==== Source data ====
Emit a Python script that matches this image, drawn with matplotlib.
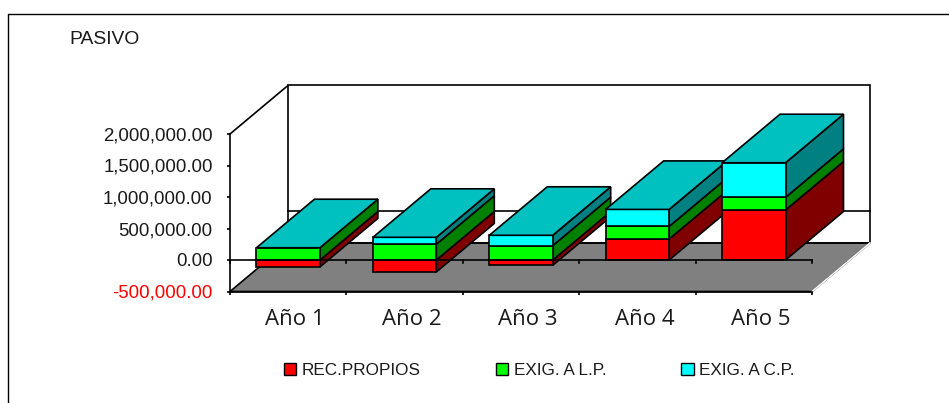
import matplotlib
matplotlib.use("Agg")
import matplotlib.pyplot as plt
from matplotlib.lines import Line2D
from matplotlib.patches import Polygon, Patch
from matplotlib.transforms import ScaledTranslation

years = ["Año 1", "Año 2", "Año 3", "Año 4", "Año 5"]
rec_propios = [-110000, -190000, -85000, 333000, 794000]
exig_lp = [195000, 250000, 228000, 200000, 200000]
exig_cp = [0, 110000, 164000, 270000, 550000]
y_ticks = [-500000, 0, 500000, 1000000, 1500000, 2000000]

W, H = 949, 403
BAR_W = 0.545
# depth of the fake 3d box, in data units
DX = 0.498
DY = 770000

fig = plt.figure(figsize=(W / 100, H / 100), dpi=100)
# outer frame, only top and left show in the picture
fig.add_artist(Line2D([8 / W, 8 / W, 1], [0, 1 - 13.5 / H, 1 - 13.5 / H], color="black", lw=1))
ax = fig.add_axes([230 / W, 1 - 291.5 / H, 582 / W, 157.5 / H])
ax.patch.set_visible(False)
ax.set_xlim(-0.5, 4.5)
ax.set_ylim(-500000, 2000000)


def poly(points, fc, z=2, lw=1.2):
    ax.add_patch(Polygon(points, closed=True, fc=fc, ec="black", lw=lw, zorder=z,
                         clip_on=False, joinstyle="miter"))


# floor and back wall
poly([(-0.5, -500000), (4.5, -500000), (4.5 + DX, -500000 + DY), (-0.5 + DX, -500000 + DY)], "#808080", 1)
poly([(-0.5 + DX, -500000 + DY), (4.5 + DX, -500000 + DY), (4.5 + DX, 2000000 + DY), (-0.5 + DX, 2000000 + DY)],
     "none", 1)
ax.plot([-0.5, -0.5 + DX], [2000000, 2000000 + DY], color="black", lw=1.2, clip_on=False, zorder=1)
ax.plot([-0.5 + DX, 4.5 + DX], [DY, DY], color="black", lw=1.2, clip_on=False, zorder=1)
# white highlight on the right floor edge
ax.plot([4.5, 4.5 + DX], [-500000, -500000 + DY], color="white", lw=1.2, clip_on=False, zorder=1)

front_cols = ["#FF0000", "#00FF00", "#00FFFF"]
side_cols = ["#800000", "#008000", "#008080"]
TOP_COL = "#00C0C0"

for i in range(len(years)):
    x0 = i - BAR_W / 2
    x1 = i + BAR_W / 2
    # negative part goes first, then the stack upward from zero
    segs = [(min(rec_propios[i], 0), max(rec_propios[i], 0), 0)]
    y = max(rec_propios[i], 0)
    for val, c in ((exig_lp[i], 1), (exig_cp[i], 2)):
        if val > 0:
            segs.append((y, y + val, c))
            y += val
    for low, high, c in segs:
        poly([(x1, low), (x1 + DX, low + DY), (x1 + DX, high + DY), (x1, high)], side_cols[c], 3)
        poly([(x0, low), (x1, low), (x1, high), (x0, high)], front_cols[c], 4)
    poly([(x0, y), (x1, y), (x1 + DX, y + DY), (x0 + DX, y + DY)], TOP_COL, 4)

# zero axis with its own ticks
ax.plot([-0.5, 4.5], [0, 0], color="black", lw=1.2, clip_on=False, zorder=5)
for b in [-0.5, 0.5, 1.5, 2.5, 3.5, 4.5]:
    ax.plot([b, b], [0, -45000], color="black", lw=1.2, zorder=5, clip_on=False)

for side in ("top", "right"):
    ax.spines[side].set_visible(False)
for side in ("left", "bottom"):
    ax.spines[side].set_linewidth(1.2)
    ax.spines[side].set_zorder(6)

ax.set_yticks(y_ticks)
ax.set_yticklabels([f"{v:,.2f}" for v in y_ticks], fontsize=13.4, family="Liberation Sans", color="#1a1a1a")
ax.get_yticklabels()[0].set_color("#FF0000")
ax.tick_params(axis="y", direction="out", length=2.5, width=1.2, pad=10)
ax.set_xticks(range(len(years)))
ax.set_xticklabels(years, fontsize=16, family="Open Sans", color="#1a1a1a")
ax.set_xticks([-0.5, 0.5, 1.5, 2.5, 3.5, 4.5], minor=True)
ax.tick_params(axis="x", which="major", length=0, pad=12.5)
ax.tick_params(axis="x", which="minor", length=2.5, width=1.2, direction="out")
# labels sit a little right of the bar centres in the original
shift = ScaledTranslation(7 / 100, 0, fig.dpi_scale_trans)
for lab in ax.get_xticklabels():
    lab.set_transform(lab.get_transform() + shift)

fig.text(69 / W, 1 - 39 / H, "PASIVO", fontsize=13.9, family="Liberation Sans", color="#1a1a1a", va="center")

handles = [Patch(fc=c, ec="black", lw=1) for c in front_cols]
fig.legend(handles, ["REC.PROPIOS", "EXIG. A L.P.", "EXIG. A C.P."], ncol=3, frameon=False,
           loc="center left", bbox_to_anchor=(284 / W, 1 - 370.5 / H), borderaxespad=0, borderpad=0,
           prop={"family": "Liberation Sans", "size": 12.3},
           handlelength=0.72, handleheight=0.72, handletextpad=0.32, columnspacing=4.4, labelcolor="#1a1a1a")

fig.savefig("out.png", dpi=100)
====
■ Problem details ■
Output exactly the span of lines from the top of the listing through the line holding "from matplotlib.transforms import", and leave every picture out.

■ Task answer ■
Emit a Python script that matches this image, drawn with matplotlib.
import matplotlib
matplotlib.use("Agg")
import matplotlib.pyplot as plt
from matplotlib.lines import Line2D
from matplotlib.patches import Polygon, Patch
from matplotlib.transforms import ScaledTranslation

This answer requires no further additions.